Description of the task ▸
Pictures in the data below are not part of the copy; transcribe everything else exactly.
↓
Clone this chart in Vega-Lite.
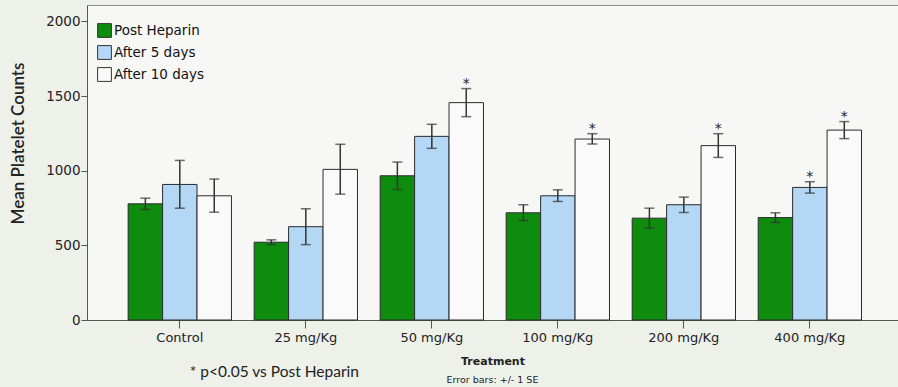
{
  "$schema": "https://vega.github.io/schema/vega-lite/v6.json",
  "width": 811,
  "height": 315,
  "autosize": {"type": "none"},
  "padding": {"left": 87, "top": 5, "right": 0, "bottom": 67},
  "background": "#eef0ea",
  "config": {
    "view": {"stroke": "#8a8a8a", "fill": "#f7f7f5"},
    "font": "DejaVu Sans"
  },
  "title": {
    "text": "Error bars: +/- 1 SE",
    "orient": "bottom",
    "anchor": "middle",
    "fontSize": 9.5,
    "fontWeight": "normal",
    "font": "DejaVu Sans",
    "color": "#222222",
    "offset": -5
  },
  "data": {
    "values": [
      {"treatment": "Control", "series": "Post Heparin", "mean": 778, "lo": 740, "hi": 816, "sig": ""},
      {"treatment": "Control", "series": "After 5 days", "mean": 908, "lo": 749, "hi": 1069, "sig": ""},
      {"treatment": "Control", "series": "After 10 days", "mean": 832, "lo": 722, "hi": 944, "sig": ""},
      {"treatment": "25 mg/Kg", "series": "Post Heparin", "mean": 521, "lo": 505, "hi": 537, "sig": ""},
      {"treatment": "25 mg/Kg", "series": "After 5 days", "mean": 625, "lo": 505, "hi": 745, "sig": ""},
      {"treatment": "25 mg/Kg", "series": "After 10 days", "mean": 1009, "lo": 843, "hi": 1177, "sig": ""},
      {"treatment": "50 mg/Kg", "series": "Post Heparin", "mean": 966, "lo": 874, "hi": 1058, "sig": ""},
      {"treatment": "50 mg/Kg", "series": "After 5 days", "mean": 1230, "lo": 1150, "hi": 1311, "sig": ""},
      {"treatment": "50 mg/Kg", "series": "After 10 days", "mean": 1456, "lo": 1362, "hi": 1550, "sig": "*"},
      {"treatment": "100 mg/Kg", "series": "Post Heparin", "mean": 718, "lo": 666, "hi": 772, "sig": ""},
      {"treatment": "100 mg/Kg", "series": "After 5 days", "mean": 832, "lo": 794, "hi": 872, "sig": ""},
      {"treatment": "100 mg/Kg", "series": "After 10 days", "mean": 1212, "lo": 1179, "hi": 1248, "sig": "*"},
      {"treatment": "200 mg/Kg", "series": "Post Heparin", "mean": 682, "lo": 615, "hi": 749, "sig": ""},
      {"treatment": "200 mg/Kg", "series": "After 5 days", "mean": 772, "lo": 720, "hi": 823, "sig": ""},
      {"treatment": "200 mg/Kg", "series": "After 10 days", "mean": 1168, "lo": 1089, "hi": 1248, "sig": "*"},
      {"treatment": "400 mg/Kg", "series": "Post Heparin", "mean": 686, "lo": 653, "hi": 718, "sig": ""},
      {"treatment": "400 mg/Kg", "series": "After 5 days", "mean": 888, "lo": 850, "hi": 926, "sig": "*"},
      {"treatment": "400 mg/Kg", "series": "After 10 days", "mean": 1272, "lo": 1215, "hi": 1329, "sig": "*"}
    ]
  },
  "layer": [
    {
      "mark": {"type": "bar", "stroke": "#2b2b2b", "strokeWidth": 1},
      "encoding": {
        "x": {
          "field": "treatment",
          "type": "nominal",
          "sort": ["Control", "25 mg/Kg", "50 mg/Kg", "100 mg/Kg", "200 mg/Kg", "400 mg/Kg"],
          "scale": {"paddingInner": 0.18, "paddingOuter": 0.308, "align": 0.53},
          "axis": {
            "title": "Treatment",
            "titleFont": "DejaVu Sans",
            "titleFontWeight": "bold",
            "titleFontSize": 11,
            "titleColor": "#222222",
            "titlePadding": 11,
            "labelAngle": 0,
            "labelFontSize": 13,
            "labelColor": "#222222",
            "labelPadding": 3,
            "tickSize": 8,
            "tickColor": "#555555",
            "domainColor": "#555555"
          }
        },
        "xOffset": {
          "field": "series",
          "type": "nominal",
          "sort": ["Post Heparin", "After 5 days", "After 10 days"],
          "scale": {"paddingInner": 0, "paddingOuter": 0}
        },
        "y": {
          "field": "mean",
          "type": "quantitative",
          "scale": {"domain": [0, 2110], "nice": false},
          "axis": {
            "title": "Mean Platelet Counts",
            "titleFont": "Lato",
            "titleFontWeight": 600,
            "titleFontSize": 17,
            "titleColor": "#222222",
            "titleX": -69,
            "titleY": 138,
            "titleAngle": -90,
            "titleAlign": "center",
            "titleBaseline": "middle",
            "values": [0, 500, 1000, 1500, 2000],
            "format": "d",
            "grid": false,
            "labelFontSize": 13.5,
            "labelColor": "#222222",
            "labelPadding": 1,
            "tickSize": 6,
            "tickColor": "#555555",
            "domainColor": "#555555"
          }
        },
        "color": {
          "field": "series",
          "type": "nominal",
          "sort": ["Post Heparin", "After 5 days", "After 10 days"],
          "scale": {
            "domain": ["Post Heparin", "After 5 days", "After 10 days"],
            "range": ["#0e8c0e", "#b3d7f5", "#fafafa"]
          },
          "legend": {
            "title": null,
            "orient": "none",
            "legendX": 10,
            "legendY": 18,
            "symbolType": "square",
            "symbolSize": 190,
            "symbolStrokeColor": "#333333",
            "symbolStrokeWidth": 1,
            "symbolOpacity": 1,
            "labelFont": "DejaVu Sans",
            "labelFontSize": 13.5,
            "labelColor": "#111111",
            "labelOffset": 2,
            "rowPadding": 3
          }
        }
      }
    },
    {
      "mark": {"type": "rule", "color": "#333333", "strokeWidth": 1.5},
      "encoding": {
        "x": {"field": "treatment", "type": "nominal", "sort": ["Control", "25 mg/Kg", "50 mg/Kg", "100 mg/Kg", "200 mg/Kg", "400 mg/Kg"]},
        "xOffset": {"field": "series", "type": "nominal", "sort": ["Post Heparin", "After 5 days", "After 10 days"]},
        "y": {"field": "lo", "type": "quantitative"},
        "y2": {"field": "hi"}
      }
    },
    {
      "mark": {"type": "tick", "color": "#333333", "size": 10, "thickness": 1.5},
      "encoding": {
        "x": {"field": "treatment", "type": "nominal", "sort": ["Control", "25 mg/Kg", "50 mg/Kg", "100 mg/Kg", "200 mg/Kg", "400 mg/Kg"]},
        "xOffset": {"field": "series", "type": "nominal", "sort": ["Post Heparin", "After 5 days", "After 10 days"]},
        "y": {"field": "lo", "type": "quantitative"}
      }
    },
    {
      "mark": {"type": "tick", "color": "#333333", "size": 10, "thickness": 1.5},
      "encoding": {
        "x": {"field": "treatment", "type": "nominal", "sort": ["Control", "25 mg/Kg", "50 mg/Kg", "100 mg/Kg", "200 mg/Kg", "400 mg/Kg"]},
        "xOffset": {"field": "series", "type": "nominal", "sort": ["Post Heparin", "After 5 days", "After 10 days"]},
        "y": {"field": "hi", "type": "quantitative"}
      }
    },
    {
      "mark": {"type": "text", "fontSize": 14, "color": "#222222", "baseline": "alphabetic", "dy": -1, "font": "DejaVu Sans"},
      "encoding": {
        "x": {"field": "treatment", "type": "nominal", "sort": ["Control", "25 mg/Kg", "50 mg/Kg", "100 mg/Kg", "200 mg/Kg", "400 mg/Kg"]},
        "xOffset": {"field": "series", "type": "nominal", "sort": ["Post Heparin", "After 5 days", "After 10 days"]},
        "y": {"field": "hi", "type": "quantitative"},
        "text": {"field": "sig"}
      }
    },
    {
      "data": {"values": [{"note": "* p<0.05 vs Post Heparin"}]},
      "mark": {"type": "text", "font": "Lato", "fontSize": 15.5, "color": "#222222", "align": "left", "baseline": "middle", "dx": 10},
      "encoding": {
        "x": {"datum": "Control"},
        "y": {"datum": -347},
        "text": {"field": "note"}
      }
    }
  ]
}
↑
Task result ▸
Clone this chart in Vega-Lite.
{
  "$schema": "https://vega.github.io/schema/vega-lite/v6.json",
  "width": 811,
  "height": 315,
  "autosize": {"type": "none"},
  "padding": {"left": 87, "top": 5, "right": 0, "bottom": 67},
  "background": "#eef0ea",
  "config": {
    "view": {"stroke": "#8a8a8a", "fill": "#f7f7f5"},
    "font": "DejaVu Sans"
  },
  "title": {
    "text": "Error bars: +/- 1 SE",
    "orient": "bottom",
    "anchor": "middle",
    "fontSize": 9.5,
    "fontWeight": "normal",
    "font": "DejaVu Sans",
    "color": "#222222",
    "offset": -5
  },
  "data": {
    "values": [
      {"treatment": "Control", "series": "Post Heparin", "mean": 778, "lo": 740, "hi": 816, "sig": ""},
      {"treatment": "Control", "series": "After 5 days", "mean": 908, "lo": 749, "hi": 1069, "sig": ""},
      {"treatment": "Control", "series": "After 10 days", "mean": 832, "lo": 722, "hi": 944, "sig": ""},
      {"treatment": "25 mg/Kg", "series": "Post Heparin", "mean": 521, "lo": 505, "hi": 537, "sig": ""},
      {"treatment": "25 mg/Kg", "series": "After 5 days", "mean": 625, "lo": 505, "hi": 745, "sig": ""},
      {"treatment": "25 mg/Kg", "series": "After 10 days", "mean": 1009, "lo": 843, "hi": 1177, "sig": ""},
      {"treatment": "50 mg/Kg", "series": "Post Heparin", "mean": 966, "lo": 874, "hi": 1058, "sig": ""},
      {"treatment": "50 mg/Kg", "series": "After 5 days", "mean": 1230, "lo": 1150, "hi": 1311, "sig": ""},
      {"treatment": "50 mg/Kg", "series": "After 10 days", "mean": 1456, "lo": 1362, "hi": 1550, "sig": "*"},
      {"treatment": "100 mg/Kg", "series": "Post Heparin", "mean": 718, "lo": 666, "hi": 772, "sig": ""},
      {"treatment": "100 mg/Kg", "series": "After 5 days", "mean": 832, "lo": 794, "hi": 872, "sig": ""},
      {"treatment": "100 mg/Kg", "series": "After 10 days", "mean": 1212, "lo": 1179, "hi": 1248, "sig": "*"},
      {"treatment": "200 mg/Kg", "series": "Post Heparin", "mean": 682, "lo": 615, "hi": 749, "sig": ""},
      {"treatment": "200 mg/Kg", "series": "After 5 days", "mean": 772, "lo": 720, "hi": 823, "sig": ""},
      {"treatment": "200 mg/Kg", "series": "After 10 days", "mean": 1168, "lo": 1089, "hi": 1248, "sig": "*"},
      {"treatment": "400 mg/Kg", "series": "Post Heparin", "mean": 686, "lo": 653, "hi": 718, "sig": ""},
      {"treatment": "400 mg/Kg", "series": "After 5 days", "mean": 888, "lo": 850, "hi": 926, "sig": "*"},
      {"treatment": "400 mg/Kg", "series": "After 10 days", "mean": 1272, "lo": 1215, "hi": 1329, "sig": "*"}
    ]
  },
  "layer": [
    {
      "mark": {"type": "bar", "stroke": "#2b2b2b", "strokeWidth": 1},
      "encoding": {
        "x": {
          "field": "treatment",
          "type": "nominal",
          "sort": ["Control", "25 mg/Kg", "50 mg/Kg", "100 mg/Kg", "200 mg/Kg", "400 mg/Kg"],
          "scale": {"paddingInner": 0.18, "paddingOuter": 0.308, "align": 0.53},
          "axis": {
            "title": "Treatment",
            "titleFont": "DejaVu Sans",
            "titleFontWeight": "bold",
            "titleFontSize": 11,
            "titleColor": "#222222",
            "titlePadding": 11,
            "labelAngle": 0,
            "labelFontSize": 13,
            "labelColor": "#222222",
            "labelPadding": 3,
            "tickSize": 8,
            "tickColor": "#555555",
            "domainColor": "#555555"
          }
        },
        "xOffset": {
          "field": "series",
          "type": "nominal",
          "sort": ["Post Heparin", "After 5 days", "After 10 days"],
          "scale": {"paddingInner": 0, "paddingOuter": 0}
        },
        "y": {
          "field": "mean",
          "type": "quantitative",
          "scale": {"domain": [0, 2110], "nice": false},
          "axis": {
            "title": "Mean Platelet Counts",
            "titleFont": "Lato",
            "titleFontWeight": 600,
            "titleFontSize": 17,
            "titleColor": "#222222",
            "titleX": -69,
            "titleY": 138,
            "titleAngle": -90,
            "titleAlign": "center",
            "titleBaseline": "middle",
            "values": [0, 500, 1000, 1500, 2000],
            "format": "d",
            "grid": false,
            "labelFontSize": 13.5,
            "labelColor": "#222222",
            "labelPadding": 1,
            "tickSize": 6,
            "tickColor": "#555555",
            "domainColor": "#555555"
          }
        },
        "color": {
          "field": "series",
          "type": "nominal",
          "sort": ["Post Heparin", "After 5 days", "After 10 days"],
          "scale": {
            "domain": ["Post Heparin", "After 5 days", "After 10 days"],
            "range": ["#0e8c0e", "#b3d7f5", "#fafafa"]
          },
          "legend": {
            "title": null,
            "orient": "none",
            "legendX": 10,
            "legendY": 18,
            "symbolType": "square",
            "symbolSize": 190,
            "symbolStrokeColor": "#333333",
            "symbolStrokeWidth": 1,
            "symbolOpacity": 1,
            "labelFont": "DejaVu Sans",
            "labelFontSize": 13.5,
            "labelColor": "#111111",
            "labelOffset": 2,
            "rowPadding": 3
          }
        }
      }
    },
    {
      "mark": {"type": "rule", "color": "#333333", "strokeWidth": 1.5},
      "encoding": {
        "x": {"field": "treatment", "type": "nominal", "sort": ["Control", "25 mg/Kg", "50 mg/Kg", "100 mg/Kg", "200 mg/Kg", "400 mg/Kg"]},
        "xOffset": {"field": "series", "type": "nominal", "sort": ["Post Heparin", "After 5 days", "After 10 days"]},
        "y": {"field": "lo", "type": "quantitative"},
        "y2": {"field": "hi"}
      }
    },
    {
      "mark": {"type": "tick", "color": "#333333", "size": 10, "thickness": 1.5},
      "encoding": {
        "x": {"field": "treatment", "type": "nominal", "sort": ["Control", "25 mg/Kg", "50 mg/Kg", "100 mg/Kg", "200 mg/Kg", "400 mg/Kg"]},
        "xOffset": {"field": "series", "type": "nominal", "sort": ["Post Heparin", "After 5 days", "After 10 days"]},
        "y": {"field": "lo", "type": "quantitative"}
      }
    },
    {
      "mark": {"type": "tick", "color": "#333333", "size": 10, "thickness": 1.5},
      "encoding": {
        "x": {"field": "treatment", "type": "nominal", "sort": ["Control", "25 mg/Kg", "50 mg/Kg", "100 mg/Kg", "200 mg/Kg", "400 mg/Kg"]},
        "xOffset": {"field": "series", "type": "nominal", "sort": ["Post Heparin", "After 5 days", "After 10 days"]},
        "y": {"field": "hi", "type": "quantitative"}
      }
    },
    {
      "mark": {"type": "text", "fontSize": 14, "color": "#222222", "baseline": "alphabetic", "dy": -1, "font": "DejaVu Sans"},
      "encoding": {
        "x": {"field": "treatment", "type": "nominal", "sort": ["Control", "25 mg/Kg", "50 mg/Kg", "100 mg/Kg", "200 mg/Kg", "400 mg/Kg"]},
        "xOffset": {"field": "series", "type": "nominal", "sort": ["Post Heparin", "After 5 days", "After 10 days"]},
        "y": {"field": "hi", "type": "quantitative"},
        "text": {"field": "sig"}
      }
    },
    {
      "data": {"values": [{"note": "* p<0.05 vs Post Heparin"}]},
      "mark": {"type": "text", "font": "Lato", "fontSize": 15.5, "color": "#222222", "align": "left", "baseline": "middle", "dx": 10},
      "encoding": {
        "x": {"datum": "Control"},
        "y": {"datum": -347},
        "text": {"field": "note"}
      }
    }
  ]
}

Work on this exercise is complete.